▶ THE REQUEST:
The lines to extract run from the start of the records through the line with "const xTitle = 'SiO_2';", both ends included; drop the pictures.

══════════

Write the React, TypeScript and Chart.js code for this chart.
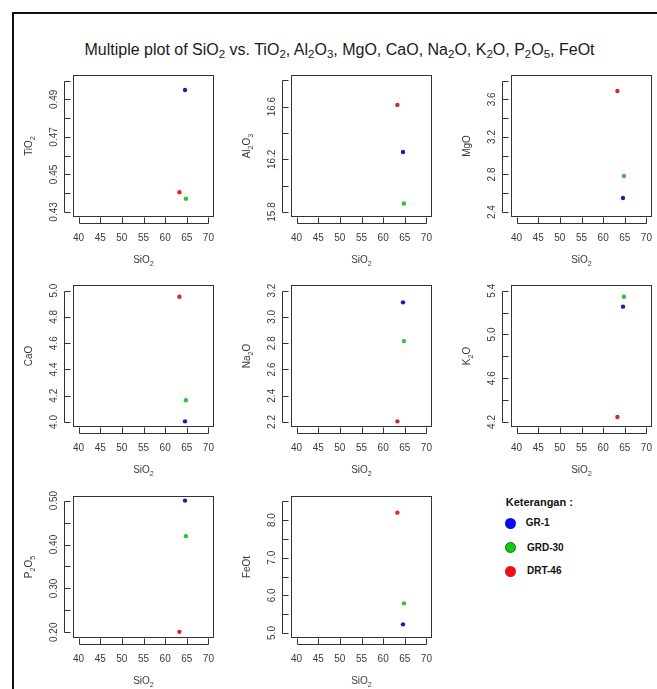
import React, { useEffect, useRef } from 'react';
import { Chart, registerables } from 'chart.js';

Chart.register(...registerables);

// ---------------- data ----------------
const samples = ['GR-1', 'GRD-30', 'DRT-46'];
const pointColors = ['#1c1cb4', '#35c035', '#d42a2a'];
const legendColors = ['#0d0df0', '#14c814', '#ee1111'];

const sio2 = [64.6, 64.8, 63.3];
const tio2 = [0.495, 0.437, 0.4405];
const al2o3 = [16.255, 15.864, 16.613];
const mgo = [2.549, 2.784, 3.689];
const cao = [4.005, 4.166, 4.954];
const na2o = [3.111, 2.816, 2.205];
const k2o = [5.254, 5.345, 4.246];
const p2o5 = [0.5, 0.419, 0.201];
const feot = [5.229, 5.788, 8.197];

const xTicks = [40, 45, 50, 55, 60, 65, 70];
const xTickLabels = ['40', '45', '50', '55', '60', '65', '70'];

const tio2Ticks = [0.43, 0.44, 0.45, 0.46, 0.47, 0.48, 0.49, 0.5];
const tio2Labels = ['0.43', '0.45', '0.47', '0.49'];
const al2o3Ticks = [15.8, 16.0, 16.2, 16.4, 16.6, 16.8];
const al2o3Labels = ['15.8', '16.2', '16.6'];
const mgoTicks = [2.4, 2.6, 2.8, 3.0, 3.2, 3.4, 3.6, 3.8];
const mgoLabels = ['2.4', '2.8', '3.2', '3.6'];
const caoTicks = [4.0, 4.2, 4.4, 4.6, 4.8, 5.0];
const caoLabels = ['4.0', '4.2', '4.4', '4.6', '4.8', '5.0'];
const na2oTicks = [2.2, 2.4, 2.6, 2.8, 3.0, 3.2];
const na2oLabels = ['2.2', '2.4', '2.6', '2.8', '3.0', '3.2'];
const k2oTicks = [4.2, 4.4, 4.6, 4.8, 5.0, 5.2, 5.4];
const k2oLabels = ['4.2', '4.6', '5.0', '5.4'];
const p2o5Ticks = [0.2, 0.25, 0.3, 0.35, 0.4, 0.45, 0.5];
const p2o5Labels = ['0.20', '0.30', '0.40', '0.50'];
const feotTicks = [5.0, 5.5, 6.0, 6.5, 7.0, 7.5, 8.0, 8.5];
const feotLabels = ['5.0', '6.0', '7.0', '8.0'];

const xTitle = 'SiO_2';

const panels = [
  { title: 'TiO_2', values: tio2, ticks: tio2Ticks, labels: tio2Labels, min: 0.4273, max: 0.503, col: 0, row: 0 },
  { title: 'Al_2O_3', values: al2o3, ticks: al2o3Ticks, labels: al2o3Labels, min: 15.762, max: 16.84, col: 1, row: 0 },
  { title: 'MgO', values: mgo, ticks: mgoTicks, labels: mgoLabels, min: 2.347, max: 3.86, col: 2, row: 0 },
  { title: 'CaO', values: cao, ticks: caoTicks, labels: caoLabels, min: 3.962, max: 5.043, col: 0, row: 1 },
  { title: 'Na_2O', values: na2o, ticks: na2oTicks, labels: na2oLabels, min: 2.162, max: 3.243, col: 1, row: 1 },
  { title: 'K_2O', values: k2o, ticks: k2oTicks, labels: k2oLabels, min: 4.154, max: 5.452, col: 2, row: 1 },
  { title: 'P_2O_5', values: p2o5, ticks: p2o5Ticks, labels: p2o5Labels, min: 0.187, max: 0.5105, col: 0, row: 2 },
  { title: 'FeOt', values: feot, ticks: feotTicks, labels: feotLabels, min: 4.867, max: 8.639, col: 1, row: 2 },
];

// ---------------- layout ----------------
const COL_X = [73, 291, 511];
const ROW_Y = [75, 285, 496];
const BOX_W = 141;
const BOX_H = 142;
const PAD_L = 70;
const PAD_T = 6;
const PAD_R = 6;
const PAD_B = 56;
const X_MIN = 38.7;
const X_MAX = 71.3;

const FONT_FAMILY = '"Liberation Sans Narrow", "Arial Narrow", "Liberation Sans", Arial, sans-serif';
const TEXT_COLOR = '#3a3a3a';
const LINE_COLOR = '#333333';

function parseRich(s: string) {
  const parts: { t: string; sub: boolean }[] = [];
  let buf = '';
  for (let i = 0; i < s.length; i++) {
    if (s[i] === '_' && i + 1 < s.length) {
      if (buf) parts.push({ t: buf, sub: false });
      buf = '';
      parts.push({ t: s[i + 1], sub: true });
      i++;
    } else buf += s[i];
  }
  if (buf) parts.push({ t: buf, sub: false });
  return parts;
}

function drawRich(ctx: CanvasRenderingContext2D, s: string, x: number, y: number, size: number) {
  const parts = parseRich(s);
  const subSize = size * 0.72;
  const mainFont = `${size}px ${FONT_FAMILY}`;
  const subFont = `${subSize}px ${FONT_FAMILY}`;
  let total = 0;
  const widths = parts.map((p) => {
    ctx.font = p.sub ? subFont : mainFont;
    const w = ctx.measureText(p.t).width;
    total += w;
    return w;
  });
  let cx = x - total / 2;
  ctx.textAlign = 'left';
  ctx.textBaseline = 'alphabetic';
  const base = y + size * 0.36;
  parts.forEach((p, i) => {
    ctx.font = p.sub ? subFont : mainFont;
    ctx.fillText(p.t, cx, p.sub ? base + size * 0.3 : base);
    cx += widths[i];
  });
}

const rFramePlugin = {
  id: 'rFrame',
  afterDatasetsDraw(chart: any, _args: any, opts: any) {
    const ctx: CanvasRenderingContext2D = chart.ctx;
    const { left, top, right, bottom } = chart.chartArea;
    const xs = chart.scales.x;
    const ys = chart.scales.y;
    const p = opts.panel;
    ctx.save();
    ctx.strokeStyle = LINE_COLOR;
    ctx.lineWidth = 1;
    // box
    ctx.strokeRect(Math.round(left) + 0.5, Math.round(top) + 0.5, Math.round(right - left) - 1, Math.round(bottom - top) - 1);

    // x axis
    const axY = Math.round(bottom) + 6.5;
    ctx.beginPath();
    ctx.moveTo(Math.round(xs.getPixelForValue(xTicks[0])) + 0.5, axY);
    ctx.lineTo(Math.round(xs.getPixelForValue(xTicks[xTicks.length - 1])) + 0.5, axY);
    xTicks.forEach((v) => {
      const px = Math.round(xs.getPixelForValue(v)) + 0.5;
      ctx.moveTo(px, axY);
      ctx.lineTo(px, axY - 6);
    });
    ctx.stroke();

    // y axis
    const axX = Math.round(left) - 8.5;
    ctx.beginPath();
    ctx.moveTo(axX, Math.round(ys.getPixelForValue(p.ticks[0])) + 0.5);
    ctx.lineTo(axX, Math.round(ys.getPixelForValue(p.ticks[p.ticks.length - 1])) + 0.5);
    p.ticks.forEach((v: number) => {
      const py = Math.round(ys.getPixelForValue(v)) + 0.5;
      ctx.moveTo(axX, py);
      ctx.lineTo(axX + 6, py);
    });
    ctx.stroke();

    ctx.fillStyle = TEXT_COLOR;
    // x tick labels
    xTickLabels.forEach((lab) => {
      drawRich(ctx, lab, xs.getPixelForValue(Number(lab)), bottom + 20, 10);
    });
    // y tick labels (rotated)
    p.labels.forEach((lab: string) => {
      ctx.save();
      ctx.translate(left - 20, ys.getPixelForValue(Number(lab)));
      ctx.rotate(-Math.PI / 2);
      drawRich(ctx, lab, 0, 0, 10);
      ctx.restore();
    });
    // axis titles
    drawRich(ctx, xTitle, (left + right) / 2, bottom + 42, 10);
    ctx.save();
    ctx.translate(left - 45, (top + bottom) / 2);
    ctx.rotate(-Math.PI / 2);
    drawRich(ctx, p.title, 0, 0, 10);
    ctx.restore();
    ctx.restore();
  },
};

function Panel({ panel }: { panel: any }) {
  const ref = useRef<HTMLCanvasElement | null>(null);
  const w = BOX_W + PAD_L + PAD_R;
  const h = BOX_H + PAD_T + PAD_B;
  useEffect(() => {
    if (!ref.current) return;
    const chart = new Chart(ref.current, {
      type: 'scatter',
      data: {
        datasets: [
          {
            data: sio2.map((x, i) => ({ x, y: panel.values[i] })),
            pointBackgroundColor: pointColors,
            pointBorderWidth: 0,
            pointRadius: 2.2,
            clip: false as any,
          },
        ],
      },
      options: {
        animation: false,
        responsive: false,
        events: [],
        layout: { padding: { left: PAD_L, top: PAD_T, right: PAD_R, bottom: PAD_B } },
        scales: {
          x: { type: 'linear', min: X_MIN, max: X_MAX, display: false },
          y: { type: 'linear', min: panel.min, max: panel.max, display: false },
        },
        plugins: {
          legend: { display: false },
          tooltip: { enabled: false },
          rFrame: { panel },
        } as any,
      },
      plugins: [rFramePlugin],
    });
    return () => chart.destroy();
  }, [panel]);
  return (
    <canvas
      ref={ref}
      width={w}
      height={h}
      style={{
        position: 'absolute',
        left: COL_X[panel.col] - PAD_L,
        top: ROW_Y[panel.row] - PAD_T,
        width: w,
        height: h,
      }}
    />
  );
}

function Sub({ children }: { children: React.ReactNode }) {
  return <span style={{ fontSize: '0.72em', position: 'relative', top: '0.3em' }}>{children}</span>;
}

export default function App() {
  return (
    <div
      style={{
        position: 'absolute',
        left: 0,
        top: 0,
        width: 657,
        height: 689,
        overflow: 'hidden',
        background: '#ffffff',
      }}
    >
      <div
        style={{
          position: 'absolute',
          left: 12,
          top: 12,
          width: 700,
          height: 700,
          borderLeft: '2px solid #111',
          borderTop: '2px solid #111',
        }}
      />
      <div
        style={{
          position: 'absolute',
          left: 339.5,
          top: 41.5,
          transform: 'translateX(-50%)',
          whiteSpace: 'nowrap',
          fontFamily: FONT_FAMILY,
          fontSize: 16,
          lineHeight: '16px',
          color: '#1a1a1a',
        }}
      >
        Multiple plot of SiO<Sub>2</Sub> vs. TiO<Sub>2</Sub>, Al<Sub>2</Sub>O<Sub>3</Sub>, MgO, CaO, Na<Sub>2</Sub>O,
        K<Sub>2</Sub>O, P<Sub>2</Sub>O<Sub>5</Sub>, FeOt
      </div>
      {panels.map((p, i) => (
        <Panel key={i} panel={p} />
      ))}
      <div
        style={{
          position: 'absolute',
          left: 505.7,
          top: 496,
          fontFamily: '"Liberation Sans", Arial, sans-serif',
          fontWeight: 'bold',
          fontSize: 11,
          lineHeight: '12px',
          whiteSpace: 'nowrap',
          color: '#111',
        }}
      >
        Keterangan :
      </div>
      {samples.map((s, i) => {
        const cy = [523.3, 547.7, 571.3][i];
        return (
          <React.Fragment key={s}>
            <div
              style={{
                position: 'absolute',
                left: 510.3 - 5.5,
                top: cy - 5.5,
                width: 11,
                height: 11,
                borderRadius: '50%',
                background: legendColors[i],
                boxSizing: 'border-box',
                border: i === 1 ? '1px solid #0a7a0a' : 'none',
              }}
            />
            <div
              style={{
                position: 'absolute',
                left: i === 0 ? 525.7 : 527,
                top: cy - 6,
                fontFamily: '"Liberation Sans", Arial, sans-serif',
                fontWeight: 'bold',
                fontSize: 10,
                lineHeight: '12px',
                whiteSpace: 'nowrap',
                color: '#111',
              }}
            >
              {s}
            </div>
          </React.Fragment>
        );
      })}
    </div>
  );
}
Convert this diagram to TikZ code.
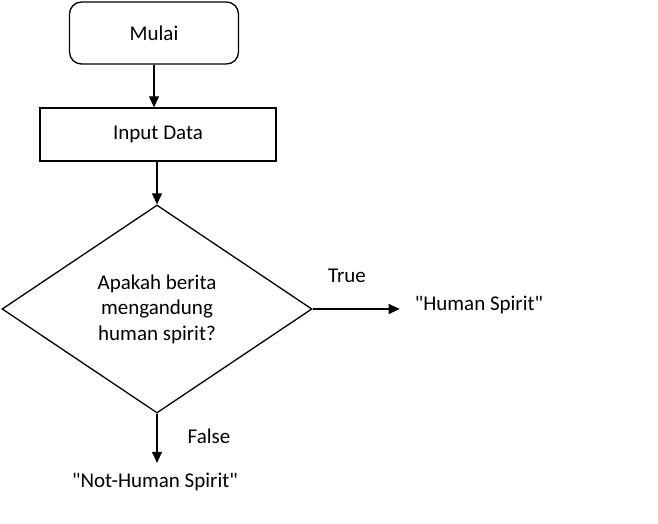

══════════

▶ WRITTEN ANSWER:
Write the React, TypeScript and Chart.js code for this chart.
import React, { useEffect, useRef } from 'react';
import { Chart, registerables } from 'chart.js';

Chart.register(...registerables);

// ---------------- data ----------------
const samples = ['GR-1', 'GRD-30', 'DRT-46'];
const pointColors = ['#1c1cb4', '#35c035', '#d42a2a'];
const legendColors = ['#0d0df0', '#14c814', '#ee1111'];

const sio2 = [64.6, 64.8, 63.3];
const tio2 = [0.495, 0.437, 0.4405];
const al2o3 = [16.255, 15.864, 16.613];
const mgo = [2.549, 2.784, 3.689];
const cao = [4.005, 4.166, 4.954];
const na2o = [3.111, 2.816, 2.205];
const k2o = [5.254, 5.345, 4.246];
const p2o5 = [0.5, 0.419, 0.201];
const feot = [5.229, 5.788, 8.197];

const xTicks = [40, 45, 50, 55, 60, 65, 70];
const xTickLabels = ['40', '45', '50', '55', '60', '65', '70'];

const tio2Ticks = [0.43, 0.44, 0.45, 0.46, 0.47, 0.48, 0.49, 0.5];
const tio2Labels = ['0.43', '0.45', '0.47', '0.49'];
const al2o3Ticks = [15.8, 16.0, 16.2, 16.4, 16.6, 16.8];
const al2o3Labels = ['15.8', '16.2', '16.6'];
const mgoTicks = [2.4, 2.6, 2.8, 3.0, 3.2, 3.4, 3.6, 3.8];
const mgoLabels = ['2.4', '2.8', '3.2', '3.6'];
const caoTicks = [4.0, 4.2, 4.4, 4.6, 4.8, 5.0];
const caoLabels = ['4.0', '4.2', '4.4', '4.6', '4.8', '5.0'];
const na2oTicks = [2.2, 2.4, 2.6, 2.8, 3.0, 3.2];
const na2oLabels = ['2.2', '2.4', '2.6', '2.8', '3.0', '3.2'];
const k2oTicks = [4.2, 4.4, 4.6, 4.8, 5.0, 5.2, 5.4];
const k2oLabels = ['4.2', '4.6', '5.0', '5.4'];
const p2o5Ticks = [0.2, 0.25, 0.3, 0.35, 0.4, 0.45, 0.5];
const p2o5Labels = ['0.20', '0.30', '0.40', '0.50'];
const feotTicks = [5.0, 5.5, 6.0, 6.5, 7.0, 7.5, 8.0, 8.5];
const feotLabels = ['5.0', '6.0', '7.0', '8.0'];

const xTitle = 'SiO_2';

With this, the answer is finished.